Confession: I don't always read or look at every section of the paper in the morning. Or in the afternoon. I just now noticed Tim Rutten's column in yesterday's LAT Calendar on naming Michael Jackson's accuser. Basically, Rutten sees the Internet overriding mainstream news ethics, and points to the Daily Telegraph of London revealing details about the Jackson case, including the accuser's name.

So, given the internationalization of such stories and the speed by which they can be cybernetically laundered into the media mix, do the mainstream news organizations' laboriously worked-out ethical norms really avail any longer? Do they still serve some purpose, or has technological change simply overrun them, degrading practices, like withholding the boy's name, from ethics to eccentricities?

"It's certainly true that the old system of media discretion, based on the judgments of elite gatekeepers, like newspaper editors, is breaking down," said Orville Schell, dean of the UC Berkeley Graduate School of Journalism. "The Internet has amplified the mass in mass media and made it much more populist. We no longer have as many obvious gateways of decorum through which public enters the world of news. To my mind, our newfound pluralism has opened too many doors. It is a kind of a pity that so much of our coverage has become this shameless."

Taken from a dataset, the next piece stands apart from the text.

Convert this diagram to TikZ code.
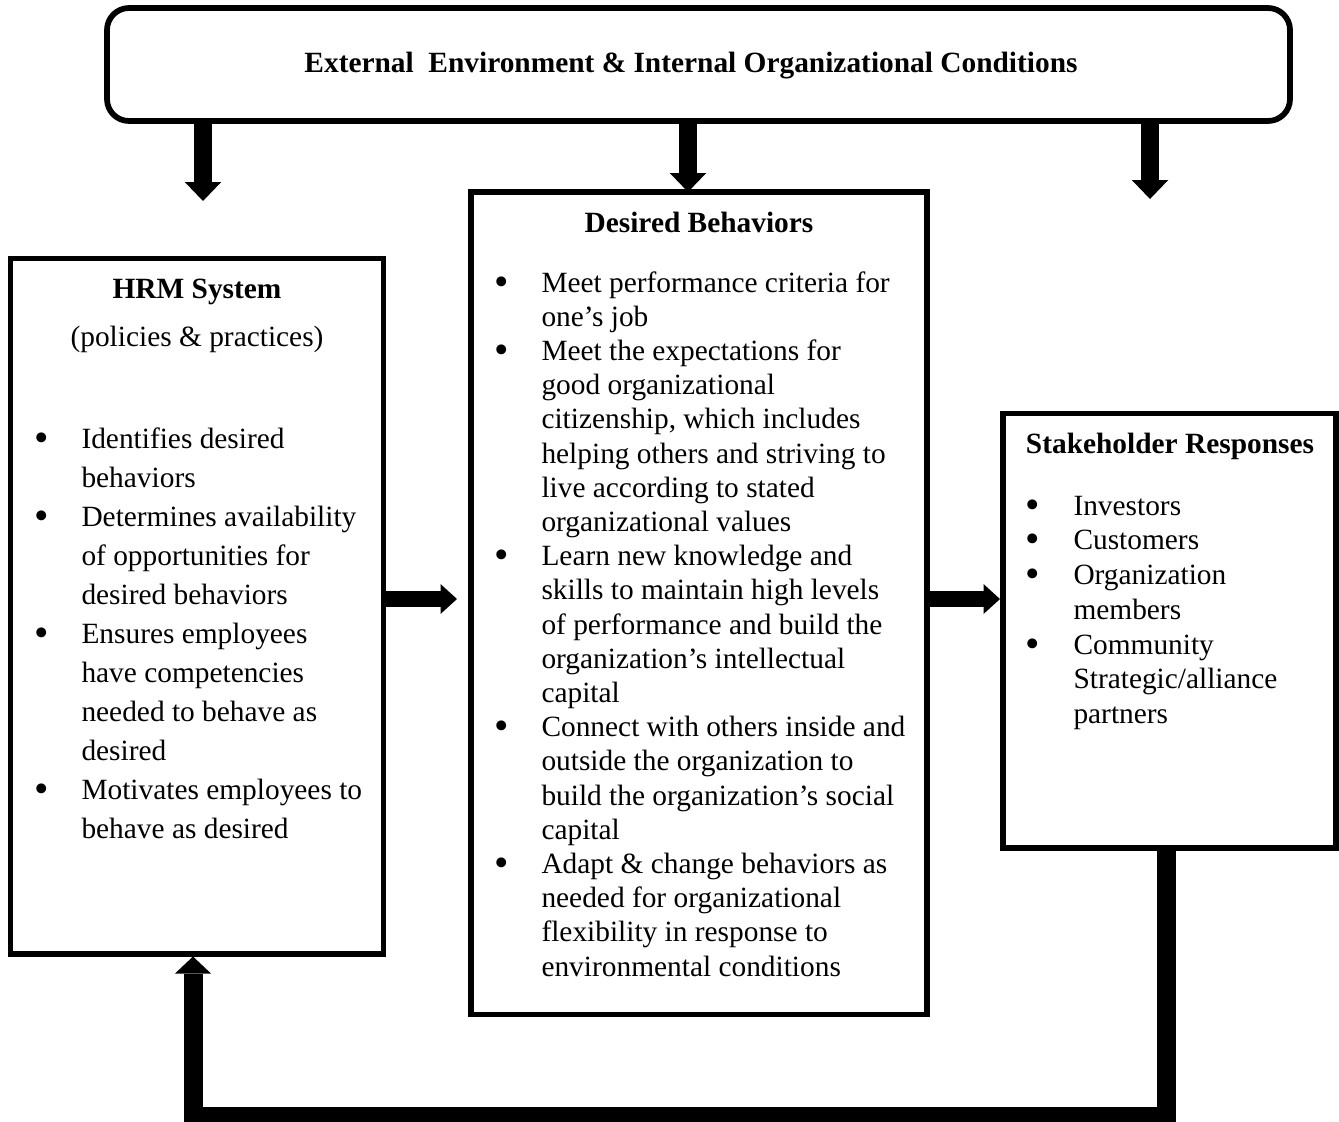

Schell goes on to cast stones at the Drudge Report.

"Unfortunately, people like Drudge have a place these days. He's like a synapse firing into a vast nervous system with no major or minor pathways, just a welter of energy pumping in every direction. If Drudge hadn't linked to the Daily Telegraph's story, it would have gotten out in the U.S. some other way. He's just an iconic roundhouse for the dissemination of the scurrilous."

The reason I dug out yesterday's Calendar is that a correspondent emailed about the contrast between Kevin Thomas' review of The Cooler on page 12 and the blurb attributed to him in the film's ad covering page 10. In the ad, Thomas is quoted exclaiming:

"Sophisticated, intimate, sleek and engaging! A classic romantic fable...'The Cooler' is make-believe of the most enticing kind."

His review does use the phrases "romantic fable" and "make-believe" but in different ways. None of the other key words appear. Just what is the ad quoting?